We were very close to passing the ordinance in 2010, closer than most people realized. A consensus on the council was ready to pass an ordinance that would add sexual orientation to workplace protections for city employees and job applicants in 2010. But there were not enough votes to add gender identity. I knew then that we’d never get the council to add gender identity in the future if we compromised. We failed in 2010, but we came back again in 2012 to fight for an LGBT-inclusive ordinance. I’m proud that we stood together as a community until we could do the right thing.

I am also proud of the fact that TEP and its allies were able to defeat several anti-LGBT bills in the 107th Tennessee General Assembly when I was president and chair of TEP’s Board: “Don’t Say Gay,” “License to Bully” and the “Police the Potty” bills were the most prominent last year.
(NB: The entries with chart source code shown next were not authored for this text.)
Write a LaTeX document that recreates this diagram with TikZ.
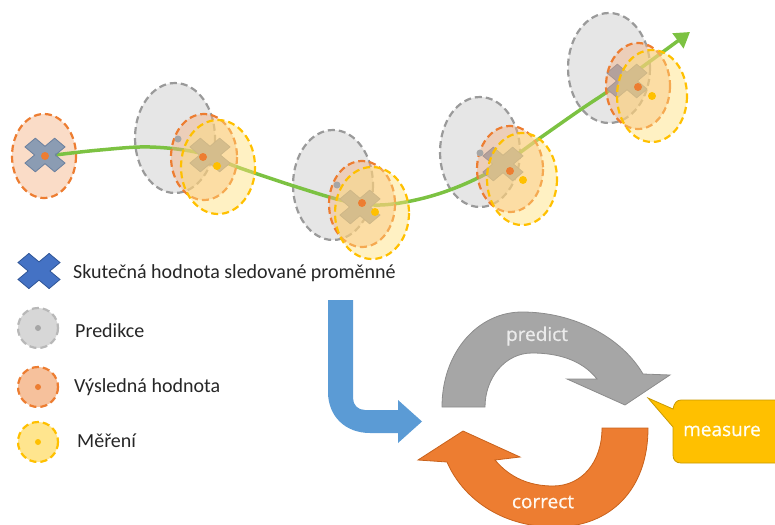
\documentclass[tikz,border=0pt]{standalone}
\usepackage{fontspec}
\setmainfont{Carlito}
\newfontfamily\cyclefont{Open Sans}[FakeBold=0.7]
\usetikzlibrary{arrows.meta}
\definecolor{trajgreen}{HTML}{7CC242}
\definecolor{predgray}{HTML}{A6A6A6}
\definecolor{predgrayd}{HTML}{9A9A9A}
\definecolor{resorange}{HTML}{ED7D31}
\definecolor{resorangel}{HTML}{F4B183}
\definecolor{measyellow}{HTML}{FFC000}
\definecolor{measyellowl}{HTML}{FFE07A}
\definecolor{crossblue}{HTML}{4472C4}
\definecolor{crossblued}{HTML}{2F5597}
\definecolor{crossgray}{HTML}{7F95B2}
\definecolor{crossgrayd}{HTML}{6A809E}
\definecolor{flowblue}{HTML}{5B9BD5}
\definecolor{arrowgraydark}{HTML}{8C8C8C}
\definecolor{arroworangedark}{HTML}{C8621C}
\definecolor{measborder}{HTML}{C99A00}
\tikzset{
  dashbase/.style={line width=2.2pt, dash pattern=on 7pt off 4pt},
  predell/.style={dashbase, draw=predgrayd, fill=predgray!40, fill opacity=0.7},
  resell/.style={dashbase, draw=resorange, fill=resorangel, fill opacity=0.45},
  measell/.style={dashbase, draw=measyellow, fill=measyellowl, fill opacity=0.45},
  resdot/.style={fill=resorange},
  measdot/.style={fill=measyellow},
  preddot/.style={fill=predgray},
  xmark/.pic={
    \path[pic actions, rotate=45] (7,20) -- (-7,20) -- (-7,7) -- (-20,7) -- (-20,-7)
      -- (-7,-7) -- (-7,-20) -- (7,-20) -- (7,-7) -- (20,-7) -- (20,7) -- (7,7) -- cycle;
  },
  diagcross/.style={fill=crossgray, draw=crossgrayd, line width=0.8pt, xscale=1.05, yscale=0.88},
  legtext/.style={anchor=west, inner sep=0pt, font=\fontsize{20}{24}\selectfont, text=black!85},
  cycletext/.style={inner sep=0pt, font=\cyclefont\fontsize{19}{22}\selectfont},
}
\begin{document}
\begin{tikzpicture}[x=1pt, y=-1pt]
\useasboundingbox (0,0) rectangle (775,524);
\clip (0,0) rectangle (775,524);

% ---------- trajectory: prediction ellipses ----------
\draw[predell] (175,138) ellipse[x radius=40, y radius=55];
\draw[predell] (333,185) ellipse[x radius=40, y radius=55];
\draw[predell] (480,152) ellipse[x radius=40, y radius=55];
\draw[predell] (609,68) ellipse[x radius=41, y radius=55];

% group 1 result ellipse
\draw[resell] (44,156) ellipse[x radius=32, y radius=42];

% green trajectory
\coordinate (tstart) at (55,155);
\coordinate (tend) at (690,32);
\draw[trajgreen, line width=3.5pt, -{Triangle[length=15pt,width=18pt]}]
  plot[smooth, tension=0.6] coordinates {(55,155) (100,150) (150,147) (200,153) (240,168)
   (300,188) (345,201) (380,205) (420,199) (460,186) (500,166) (540,138) (580,110) (620,83) (690,32)};

% true values
\pic[diagcross, fill opacity=0.9] at (45,155) {xmark};
\pic[diagcross] at (210,155) {xmark};
\pic[diagcross] at (360,207) {xmark};
\pic[diagcross] at (503,164) {xmark};
\pic[diagcross] at (627,81) {xmark};
\fill[resdot] (45,156) circle[radius=4];

% group 2
\draw[resell] (204,157) ellipse[x radius=33, y radius=43];
\draw[measell] (218,167) ellipse[x radius=37, y radius=47];
\fill[preddot] (178,139) circle[radius=3.5];
\fill[resdot] (203,157) circle[radius=4];
\fill[measdot] (217,166) circle[radius=4];

% group 3
\draw[resell] (362,204) ellipse[x radius=33, y radius=43];
\draw[measell] (372,213) ellipse[x radius=37, y radius=46];
\fill[preddot] (337,185) circle[radius=3.5];
\fill[resdot] (362,203) circle[radius=4];
\fill[measdot] (375,212) circle[radius=4];

% group 4
\draw[resell] (510,169) ellipse[x radius=33, y radius=43];
\draw[measell] (522,179) ellipse[x radius=35, y radius=46];
\fill[preddot] (480,153) circle[radius=3.5];
\fill[resdot] (510,171) circle[radius=4];
\fill[measdot] (523,180) circle[radius=4];

% group 5
\draw[resell] (638,86) ellipse[x radius=32, y radius=43];
\draw[measell] (652,96) ellipse[x radius=35, y radius=46];
\fill[resdot] (638,87) circle[radius=4];
\fill[measdot] (652,96) circle[radius=4];

% ---------- legend ----------
\pic[fill=crossblue, draw=crossblued, line width=0.8pt, xscale=1.1, yscale=0.92] at (39,271) {xmark};
\node[legtext] (ltrue) at (73,273) {Skutečná hodnota sledované proměnné};

\draw[dashbase, draw=predgray!80, fill=predgray!45] (38,328) circle[radius=20];
\fill[preddot] (38,328) circle[radius=3];
\node[legtext] (lpred) at (75,331) {Predikce};

\draw[dashbase, draw=resorange, fill=resorangel!80] (38,387) circle[radius=20];
\fill[resdot] (38,387) circle[radius=3];
\node[legtext] (lres) at (74,387) {Výsledná hodnota};

\draw[dashbase, draw=measyellow, fill=measyellowl!85] (38,442) circle[radius=20];
\fill[measdot] (38,442) circle[radius=3];
\node[legtext] (lmeas) at (77,441) {Měření};

% ---------- blue bent arrow ----------
\fill[flowblue] (328,300) -- (353,300) -- (353,398) .. controls (353,405) and (358,410) .. (365,410)
  -- (398,410) -- (398,400) -- (422,421.5) -- (398,443) -- (398,433) -- (370,433)
  .. controls (345,433) and (328,416) .. (328,392) -- cycle;

% ---------- predict arrow ----------
\filldraw[fill=predgray, draw=arrowgraydark, line width=0.8pt]
  (442,407) .. controls (442,352) and (478,312) .. (522,312)
  .. controls (575,312) and (622,338) .. (643,374)
  -- (670,375) -- (625,405) -- (567,379) -- (597,379)
  .. controls (582,360) and (558,353) .. (532,353)
  .. controls (505,353) and (485,378) .. (485,407) -- cycle;
\node[cycletext, text=white!92!black] (predict) at (537,336) {predict};

% ---------- correct arrow ----------
\filldraw[fill=resorange, draw=arroworangedark, line width=0.8pt]
  (648,428) .. controls (648,490) and (610,527) .. (555,527)
  .. controls (500,527) and (462,497) .. (447,462)
  -- (418,460) -- (463,431) -- (520,457) -- (495,460)
  .. controls (510,478) and (530,486) .. (553,486)
  .. controls (582,486) and (602,462) .. (602,428) -- cycle;
\node[cycletext, text=white!95!orange] (correct) at (543,502) {correct};

% ---------- measure callout ----------
\filldraw[fill=measyellow, draw=measborder, line width=0.8pt]
  (681,400) -- (790,400) -- (790,463) -- (681,463)
  .. controls (676,463) and (673,460) .. (673,455)
  -- (673,427) -- (648,398) -- (673,409)
  .. controls (674,403) and (677,400) .. (681,400) -- cycle;
\node[cycletext, text=white!95!yellow] (measure) at (722,431) {measure};
\end{tikzpicture}
\end{document}
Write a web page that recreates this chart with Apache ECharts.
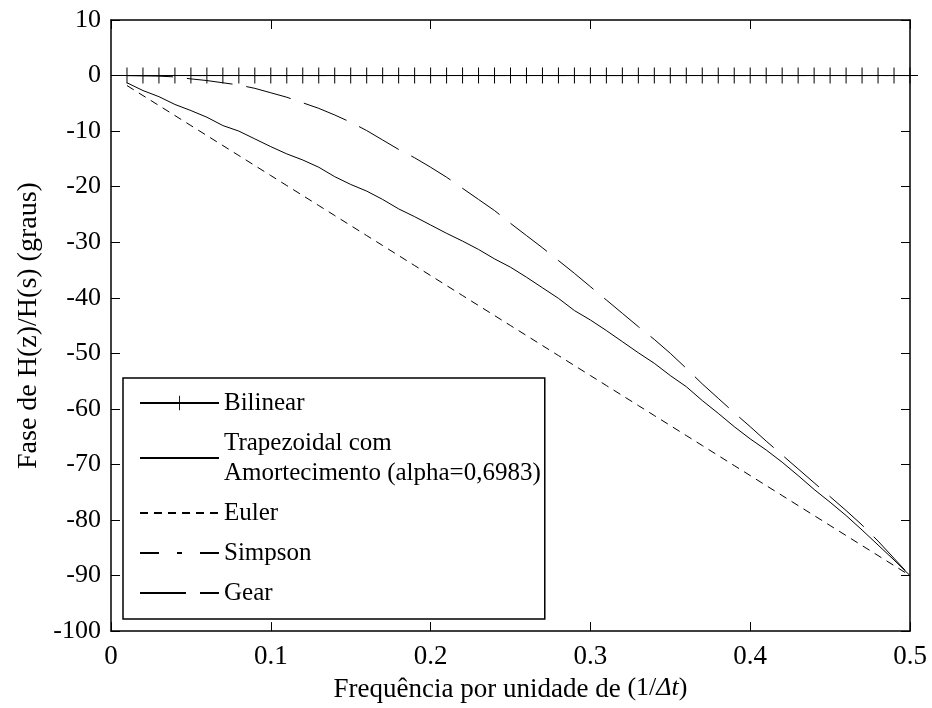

What is next on the horizon for the Shelby County committee?
The Shelby County Commission voted for a resolution in 2009 which offers some workplace protections for LGBT county employees and job applicants. County workers deserve the same level of protection in a non-discrimination ordinance that city employees now enjoy.

Interest is also building among city employees for domestic partner benefits for gay and lesbian couples (health insurance, family and medical leave, etc.). Our committee is ready to work with county and city employees and community supporters to advance these goals.

Memphis has come a long way in recent years, but are there areas where we still need work?
I would like to see more LGBT people running for office in local and state government in Memphis. In particular, I look forward to supporting an openly lesbian, gay, bisexual, or transgender African American for elected office. I’ll know that Memphis has arrived when that happens.

On a less serious note, what’s your favorite thing about Memphis?
The people of Memphis. Southern hospitality is alive and well in this city. Memphis is the biggest small town in America. I like the fact that people speak to one another here. That doesn’t happen in bigger cities.

Where do you take out-of-town guests?
Paul and I are big foodies. We proudly expose out-of-towners to the best food that Memphis has to offer. I make sure they stay away from what I call tourist BBQ. I tell them to try Payne’s, Cozy Corner, or Central BBQ before going anywhere else. We tend to take guests to places in Midtown or Downtown where we like to eat or drink: Alchemy, Sweet Grass Next Door, Cafe 1912, Bari, Young Avenue Deli, Rizzo’s Diner, Gus’s Fried Chicken, Mollie Fontaine. We also like Acre, Andrew-Michael and Hog & Hominy in East Memphis.

Where do you see yourself in 10 years?
Friends frequently ask me when I plan to run for office. I have no plans to do so. I think I am more effective influencing government and policy makers from the outside. I’m a social worker in my professional life who loves community organizing. I’ll probably be doing the same thing in 10 years.